Although a quick jump in rates could easily jolt markets out of their calm ride, experts say markets are prepared for rates to rise gradually.
"We're all anticipating rising rates, and have been for some time," Severinovsky said. "Given where global growth is, we should have higher rates than we do today."
Energy stocks were the day's biggest stars after the price of oil touched its highest price in more than three years. Benchmark U.S. crude rose 23 cents to settle at $63.80 a barrel; earlier in the day, they climbed as high as $64.77. Brent crude, the international standard, rose 6 cents to $69.26 a barrel.
That helped drive energy stocks in the S&P 500 to a 2% gain, the largest among the 11 sectors that make up the index. They're at their highest level since the end of 2016.
Anadarko Petroleum had one of the biggest gains in the index, jumping 5.6% to $58.50.

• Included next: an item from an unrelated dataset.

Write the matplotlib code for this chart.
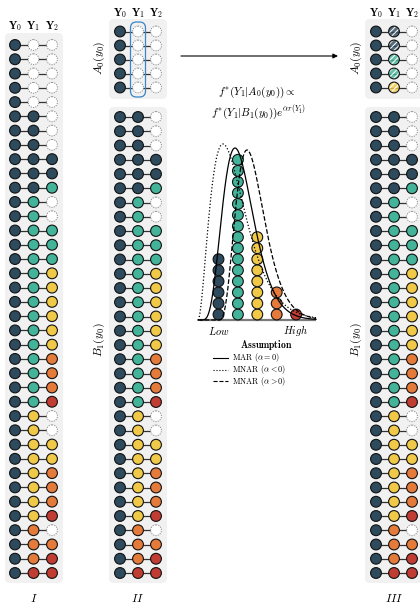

The stock market has repeatedly shrugged off concerns through its placid ride to record highs. Whether investors are worried about a future pickup in rates or about how stocks have become more expensive than usual, any dip for the market over the last year has been shallow and short.
That's rewarded investors who have repeatedly "bought the dip" and seen every wobble in prices as a buying opportunity. The next test for the market may arrive in coming weeks as companies report their profits from the last three months of 2017.
Businesses will need to produce strong growth to justify the gains their stocks have made. Expectations are also high that chief executives will unveil encouraging profit forecasts for 2018 after Washington cut their income-tax rates.
KB Home leaped 12.3% to $38.58 on Thursday after the Los Angeles homebuilder posted a bigger profit and better sales than analysts expected.
The dollar slipped to 111.09 yen from 111.35 yen. The euro rose to $1.2036 from $1.1957. The British pound rose to $1.3536 from $1.3509.
In the commodities markets, gold rose $3.20 to settle at $1,322.50 an ounce. Silver fell 7 cents to $16.97 an ounce. Copper rose 2 cents to $3.23 a pound.
Natural gas rose 18 cents to settle at $3.08 per 1,000 cubic feet. Heating oil was nearly flat at $2.08 a gallon. Wholesale gasoline was steady at $1.84 a gallon.
In markets abroad, Japan's Nikkei 225 fell 0.3%, South Korea's Kospi retreated 0.5%, and Hong Kong's Hang Seng index edged up 0.2%.
Britain's FTSE 100 rose 0.2%. France's CAC 40 was down 0.3%. Germany's DAX slid 0.6%.
3:10 p.m.: This article was updated with closing prices, context and analyst comment.